Some analysts say they expect banks’ earnings performance to be driven in part by improvements in housing market stability, particularly in the Greater Toronto Area, but others are advising caution.

In the fiscal first and second quarters, most Canadian banks got a bump from a spike in mortgage origination at the end of the calendar year as homebuyers rushed to lock in home loans before the new rules took effect on Jan. 1.

“As this phenomenon fades, we are expecting to see a sharp drop-off in origination volumes in the second half,” said Gabriel Dechaine, an analyst with National Bank of Canada. Dechaine estimates that for banks to fall in line with their forecast of a 5% drop in uninsured mortgage origination volumes, originations will need to fall by 20% in the second half, he said in a research note.
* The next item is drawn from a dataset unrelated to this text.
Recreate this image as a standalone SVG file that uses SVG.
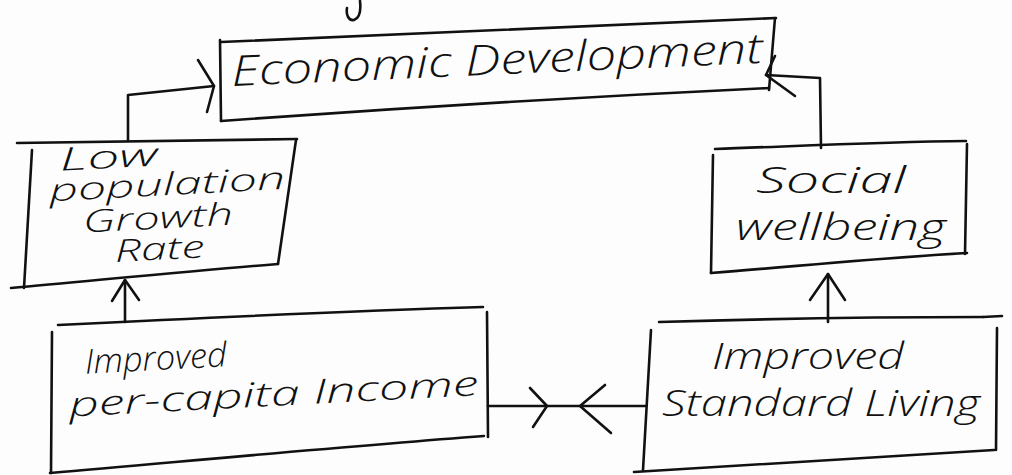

Still, Canada’s Big Six banks and Quebec’s Desjardins Group have built up a capital buffer and are better prepared for a housing crisis at home than they were in 2016, Moody’s Investor Service said in a recent report.

Plus, economic fundamentals and a rising interest rate environment on both sides of the border may be poised to offset the impact of slowing mortgage lending growth.

During the quarter ended July 31, these banks were already benefiting from growing net interest margins — or the profit made on loans — as interest rates rose on both sides of the border in previous months. Net interest margins are the difference between the money banks earn on the loans they make and the interest they pay out to savers.

In July, the Bank of Canada hiked its trend-setting interest rate for the fourth time in a year to bring the benchmark from 1.25 to 1.5%, further bulking up those profit margins.

Last quarter, RBC’s chief financial officer Rod Bolger said that even if the bank’s mortgage growth halves, the impact would be offset by the benefit of one central bank rate hike.

The country’s recent string of strong economic data — such as July inflation rising to its highest reading since September 2011 and strong jobs numbers — raises the likelihood of another potential rate hike in October.

The Bank of Canada can use interest rate hikes as a tool to help prevent inflation from climbing too high.

Rising interest rates, however, have been an additional hurdle for many potential first-time and move-up homebuyers, and slowed demand for credit.

“With additional rate hikes likely in coming months, housing activity in the second half of this year and 2019 will remain well below the booming pace of the prior five years,” wrote Sherry Cooper, chief economist for Dominion Lending Centres, in a research note.

Additionally, with each interest rate hike, pressure mounts for banks to pass on those benefits to depositors.

Still, mortgages are set to have a “limited impact” on earnings and “recent data points point to a stabilizing, albeit lower, growth rate.”

“Offsetting this will be margin expansion, benign credit conditions, positive operating leverage, and the expansion segments,” said Sedran. “We are still at a point in the economic cycle where rate hikes benefit the banks and so could see recent actions by the Bank of Canada and Federal Reserve extending the margin expansion trend.”